Find your why | Personal

November 02, 2016  •  Leave a Comment

I want to share something I read in the October 2016 Rangefinder. If you are a photographer you need to go find this magazine and sign up to have it sent to you for free. {I think they still do that!} It's an amazing publication. I was in my doctor's office when I read this, and I quickly grabbed a highlighter from the doctor's desk to mark this so I would come back to it. These are some amazing words and words that rang SO true to my own heart as to WHY I DO THIS PHOTOGRAPHY THING. This is why I overshoot. It is also why I value life and see it as such gift.

p.32 Article: Start with Why: Creating a Client Experience with Purpose.

In short, the photographer Mary Marantz visits her grandparents, just before she leaves her husband, Justin asked to take just one photo of Mary's grandparents. A standing portrait of the two of them holding their own wedding picture. 62 years. A few weeks later Mary's grandpa passed away. That last photo of her grandparents holding their wedding photo was an afterthought initially and a priceless gem afterward. That photo "represents an entire life together; it contains in its four corners a picture of Day 1 and one of nearly Day Last."

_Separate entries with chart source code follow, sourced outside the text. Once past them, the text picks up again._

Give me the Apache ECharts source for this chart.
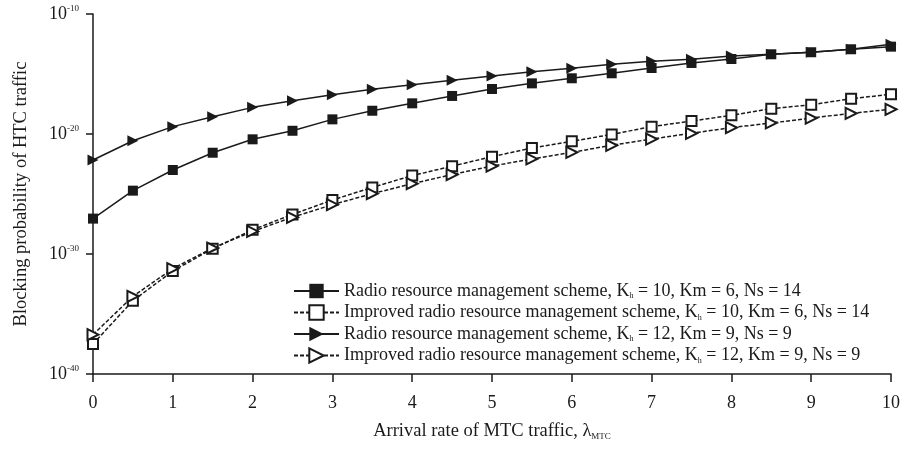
<!DOCTYPE html>
<html><head><meta charset="utf-8">
<script src="https://cdn.jsdelivr.net/npm/echarts@6/dist/echarts.min.js"></script>
<style>html,body{margin:0;padding:0;background:#fff}#c{width:901px;height:451px}</style>
</head><body><div id="c"></div>
<script>
const xValues = [0,0.5,1,1.5,2,2.5,3,3.5,4,4.5,5,5.5,6,6.5,7,7.5,8,8.5,9,9.5,10];
const yTickValues = [1e-40, 1e-30, 1e-20, 1e-10];
const seriesNames = [
  'Radio resource management scheme, Kh = 10, Km = 6, Ns = 14',
  'Improved radio resource management scheme, Kh = 10, Km = 6, Ns = 14',
  'Radio resource management scheme, Kh = 12, Km = 9, Ns = 9',
  'Improved radio resource management scheme, Kh = 12, Km = 9, Ns = 9'
];
const rrmA = [8.9e-28,1.9e-25,1.0e-23,2.75e-22,3.6e-21,1.86e-20,1.66e-19,8.7e-19,3.6e-18,1.48e-17,5.6e-17,1.66e-16,4.4e-16,1.15e-15,3.16e-15,8.3e-15,1.78e-14,4.4e-14,6.5e-14,1.15e-13,1.9e-13];
const improvedA = [3.16e-38,1.29e-34,3.8e-32,2.8e-30,1.05e-28,2.0e-27,3.16e-26,3.55e-25,3.4e-24,2.1e-23,1.29e-22,6.8e-22,2.45e-21,9.3e-21,4.1e-20,1.2e-19,3.6e-19,1.29e-18,2.75e-18,8.7e-18,2.05e-17];
const rrmB = [6.8e-23,2.75e-21,4.1e-20,2.75e-19,1.66e-18,6.0e-18,1.9e-17,5.25e-17,1.29e-16,2.95e-16,6.8e-16,1.55e-15,2.95e-15,6.5e-15,1.15e-14,1.66e-14,3.16e-14,4.4e-14,6.5e-14,1.15e-13,2.95e-13];
const improvedB = [1.9e-37,2.95e-34,6.0e-32,3.16e-30,7.6e-29,1.15e-27,1.29e-26,1.07e-25,7.2e-25,4.2e-24,2.14e-23,8.3e-23,2.95e-22,1.15e-21,3.8e-21,1.15e-20,3.4e-20,8.3e-20,2.14e-19,5.25e-19,1.15e-18];
const xAxisTitle = 'Arrival rate of MTC traffic, ';
const yAxisTitle = 'Blocking probability of HTC traffic';

const FONT = '"Liberation Serif", "DejaVu Serif", serif';
const INK = '#1a1a1a';
const pairs = ys => xValues.map((x, i) => [x, ys[i]]);

function mk(name, ys, symbol, rotate, dashed, size) {
  return {
    name, type: 'line', data: pairs(ys), symbol, symbolSize: size, symbolRotate: rotate,
    showSymbol: true, animation: false,
    lineStyle: { color: INK, width: 1.5, type: dashed ? [4, 2] : 'solid' },
    itemStyle: { color: INK, borderWidth: 1.5 }
  };
}

const chart = echarts.init(document.getElementById('c'), null, { renderer: 'canvas' });
chart.setOption({
  backgroundColor: '#fff',
  animation: false,
  textStyle: { fontFamily: FONT, color: INK },
  grid: { left: 93, right: 10, top: 14, bottom: 77, containLabel: false, outerBoundsMode: 'none' },
  legend: {
    orient: 'vertical', left: 288, top: 277,
    itemWidth: 45, itemHeight: 18, itemGap: 3.5,
    data: seriesNames,
    textStyle: {
      fontFamily: FONT, fontSize: 18, color: INK, lineHeight: 18,
      rich: { sub: { fontFamily: FONT, fontSize: 8, color: INK, verticalAlign: 'bottom', lineHeight: 14 } }
    },
    formatter: n => n.replace('Kh', 'K{sub|h}')
  },
  xAxis: {
    type: 'value', min: 0, max: 10, interval: 1,
    name: xAxisTitle + '{l|λ}{sub|MTC}', nameLocation: 'middle', nameGap: 48,
    nameMoveOverlap: false,
    nameTextStyle: {
      fontFamily: FONT, fontSize: 18.5, color: INK,
      rich: {
        l: { fontFamily: FONT, fontSize: 18.5, color: INK },
        sub: { fontFamily: FONT, fontSize: 9, color: INK, verticalAlign: 'bottom', lineHeight: 15 }
      }
    },
    axisLine: { onZero: false, lineStyle: { color: INK, width: 1.5 } },
    axisTick: { show: true, inside: false, length: 8, lineStyle: { color: INK, width: 1.5 } },
    axisLabel: { fontFamily: FONT, fontSize: 18, color: INK, margin: 20, showMinLabel: true, showMaxLabel: true },
    splitLine: { show: false }
  },
  yAxis: {
    type: 'log', logBase: 10, min: 1e-40, max: 1e-10, interval: 10,
    name: yAxisTitle, nameLocation: 'middle', nameGap: 62, nameRotate: 90,
    nameMoveOverlap: false,
    nameTextStyle: { fontFamily: FONT, fontSize: 18.5, color: INK },
    axisLine: { show: true, lineStyle: { color: INK, width: 1.5 } },
    axisTick: { show: true, inside: false, length: 7, customValues: yTickValues, lineStyle: { color: INK, width: 1.5 } },
    axisLabel: {
      margin: 14, showMinLabel: true, showMaxLabel: true, customValues: yTickValues,
      formatter: v => '{b|10}{s|' + Math.round(Math.log10(v)) + '}',
      rich: {
        b: { fontFamily: FONT, fontSize: 18, color: INK, lineHeight: 20 },
        s: { fontFamily: FONT, fontSize: 9, color: INK, verticalAlign: 'top', lineHeight: 10 }
      }
    },
    splitLine: { show: false }
  },
  series: [
    mk(seriesNames[0], rrmA, 'rect', 0, false, 10),
    mk(seriesNames[1], improvedA, 'emptyRect', 0, true, 10),
    mk(seriesNames[2], rrmB, 'triangle', -90, false, 11),
    mk(seriesNames[3], improvedB, 'emptyTriangle', -90, true, 11)
  ]
});
</script>
</body></html>
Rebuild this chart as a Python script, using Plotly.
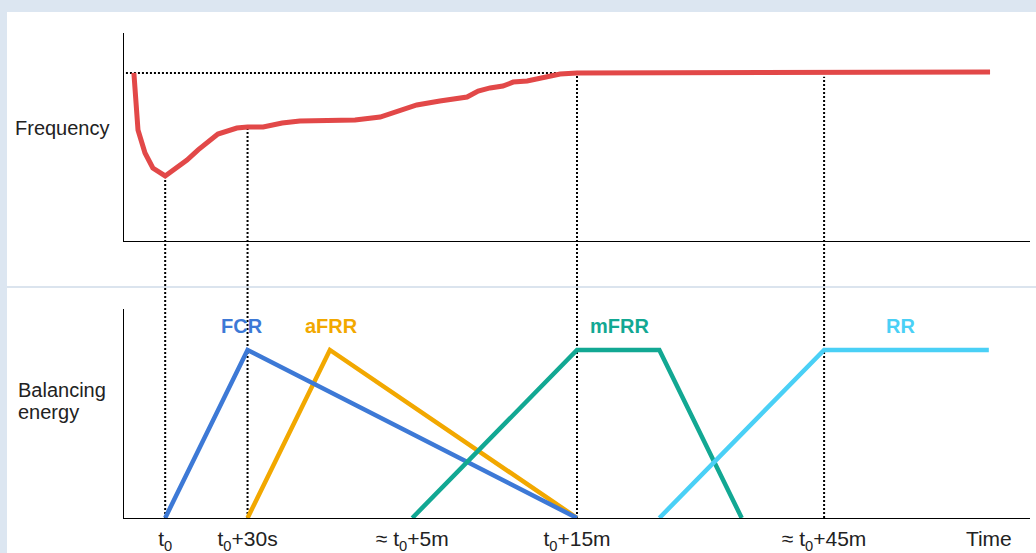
import plotly.graph_objects as go

# ---------------- data ----------------
# Frequency curve (time in abstract units, frequency in relative units 0-100)
freq_x = [0.24, 0.34, 0.51, 0.70, 1.0, 1.53, 1.80, 2.28, 2.74, 3.0, 3.38, 3.84, 4.27,
          5.61, 6.22, 6.70, 7.11, 7.67, 8.33, 8.60, 8.89, 9.20, 9.45, 9.79, 10.17,
          10.59, 11.0, 14.0, 21.03]
freq_y = [80.8, 53.4, 42.3, 35.1, 31.3, 38.9, 43.8, 51.4, 54.3, 54.8, 54.8, 56.7, 57.7,
          58.2, 59.6, 62.5, 65.4, 67.3, 69.2, 72.1, 73.6, 74.5, 76.4, 76.9, 78.8,
          80.3, 80.8, 80.8, 81.3]
nominal_freq = 80.8

# Balancing energy products
fcr_x, fcr_y = [1, 3, 11], [0, 1, 0]
afrr_x, afrr_y = [3, 5, 11], [0, 1, 0]
mfrr_x, mfrr_y = [7, 11, 13, 15], [0, 1, 1, 0]
rr_x, rr_y = [13, 17, 21], [0, 1, 1]

product_names = ["FCR", "aFRR", "mFRR", "RR"]
product_label_x = [2.87, 5.05, 12.02, 18.85]
product_label_y = 1.14

# Tick labels on time axis
tick_vals = [1, 3, 7, 11, 17, 21]
tick_text = ["t<sub>0</sub>", "t<sub>0</sub>+30s", "≈ t<sub>0</sub>+5m",
             "t<sub>0</sub>+15m", "≈ t<sub>0</sub>+45m", "Time"]

# Reference (dotted) lines: x position and frequency value where they start
vline_x = [1, 3, 11, 17]
vline_top = [31.3, 54.8, 80.8, 79.0]

# ---------------- styling ----------------
W, H = 1036, 553
X_RANGE = [0, 22]
TOP_RANGE = [0, 100]
BOT_RANGE = [0, 1.244]
x_dom = [124 / W, 1030 / W]
top_dom = [(H - 241) / H, (H - 33) / H]
bot_dom = [(H - 518) / H, (H - 309) / H]

C_RED = "#e24848"
colors = ["#3d79d6", "#f2a800", "#12a893", "#4ad0f6"]
FONT = "Liberation Sans, Arial, sans-serif"

fig = go.Figure()

fig.add_trace(go.Scatter(x=freq_x, y=freq_y, mode="lines",
                         line=dict(color=C_RED, width=5), xaxis="x", yaxis="y",
                         hoverinfo="skip"))

series = [(afrr_x, afrr_y, colors[1]), (fcr_x, fcr_y, colors[0]),
          (mfrr_x, mfrr_y, colors[2]), (rr_x, rr_y, colors[3])]
for xs, ys, c in series:
    fig.add_trace(go.Scatter(x=xs, y=ys, mode="lines", line=dict(color=c, width=4.5),
                             xaxis="x2", yaxis="y2", hoverinfo="skip"))


def top_to_paper(v):
    return top_dom[0] + (v - TOP_RANGE[0]) / (TOP_RANGE[1] - TOP_RANGE[0]) * (top_dom[1] - top_dom[0])


shapes = [
    # page background white panel
    dict(type="rect", xref="paper", yref="paper", x0=7 / W, x1=1.02, y0=-0.02, y1=(H - 12) / H,
         fillcolor="white", line=dict(width=0), layer="below"),
    # divider line
    dict(type="line", xref="paper", yref="paper", x0=7 / W, x1=1,
         y0=(H - 287) / H, y1=(H - 287) / H,
         line=dict(color="#dbe4ee", width=2), layer="below"),
    # nominal frequency dotted line
    dict(type="line", xref="x", yref="y", x0=-0.05, x1=11, y0=nominal_freq, y1=nominal_freq,
         line=dict(color="black", width=2, dash="2px,2px"), layer="below"),
]
for xv, top in zip(vline_x, vline_top):
    shapes.append(dict(type="line", xref="x2", yref="paper", x0=xv, x1=xv,
                       y0=bot_dom[0], y1=top_to_paper(top),
                       line=dict(color="black", width=2, dash="2px,2px"), layer="below"))

annotations = [
    dict(text="Frequency", xref="paper", yref="paper", x=13 / W, y=(H - 128) / H,
         xanchor="left", yanchor="middle", showarrow=False,
         font=dict(family=FONT, size=20, color="#222")),
    dict(text="Balancing", xref="paper", yref="paper", x=16 / W, y=(H - 390) / H,
         xanchor="left", yanchor="middle", showarrow=False,
         font=dict(family=FONT, size=20, color="#222")),
    dict(text="energy", xref="paper", yref="paper", x=16 / W, y=(H - 412) / H,
         xanchor="left", yanchor="middle", showarrow=False,
         font=dict(family=FONT, size=20, color="#222")),
]
for name, lx, c in zip(product_names, product_label_x, colors):
    annotations.append(dict(text=f"<b>{name}</b>", xref="x2", yref="y2", x=lx, y=product_label_y,
                            xanchor="center", yanchor="middle", showarrow=False,
                            font=dict(family=FONT, size=20, color=c)))

axis_common = dict(showgrid=False, zeroline=False, showline=True, linecolor="black",
                   linewidth=1.3, ticks="", fixedrange=True, automargin=False)

fig.update_layout(
    width=W, height=H,
    margin=dict(l=0, r=0, t=0, b=0, autoexpand=False),
    paper_bgcolor="#dce6f1",
    plot_bgcolor="rgba(0,0,0,0)",
    showlegend=False,
    xaxis=dict(domain=x_dom, range=X_RANGE, anchor="y", showticklabels=False, **axis_common),
    yaxis=dict(domain=top_dom, range=TOP_RANGE, anchor="x", showticklabels=False, **axis_common),
    xaxis2=dict(domain=x_dom, range=X_RANGE, anchor="y2", tickvals=tick_vals, ticktext=tick_text,
                ticklabelstandoff=2,
                tickfont=dict(family=FONT, size=21, color="#222"), **axis_common),
    yaxis2=dict(domain=bot_dom, range=BOT_RANGE, anchor="x2", showticklabels=False, **axis_common),
    shapes=shapes,
    annotations=annotations,
)

fig.write_html(
    "out.html",
    config={"displayModeBar": False},
    post_script="document.body.style.margin='0';document.body.style.overflow='hidden';",
)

"I thought a lot about the wedding photographer who was there with them on their day. I wondered if when he pushed the button to create this beautiful image in a silver frame, he could have known the generations in our family that would want copies of it. I wondered if he could have known that it would be his work that my grandmother would be holding on to as she said goodbye to the love of her life. As anyone who has ever lost someone can tell you, when he's gone and she's gone, the pictures are what remain.
And then I wondered if any of us realize that when we push the button now. Time marches on and this moment is gone and that moment is gone, but photography steps in and says, "Not this one. This moment stays." And it's all because a photographer thought to go back and say, "Just one more."

 

 

These photos are all I have left to remind me of my sister {outside of looking at her daughter who looks JUST like her.} When Jess died my life changed in the sense of how I valued things. What mattered. What to keep, what to let go of. My focus shifted onto what really is important. I often say "Life is a gift" and it truly is. Sometimes in the moment we don't realize how precious a photo is going to be when we snap it. But if we shoot from that point of intentionality, it can make us appreciate not only life, but the little minutes and moments.. and people that fill it all up.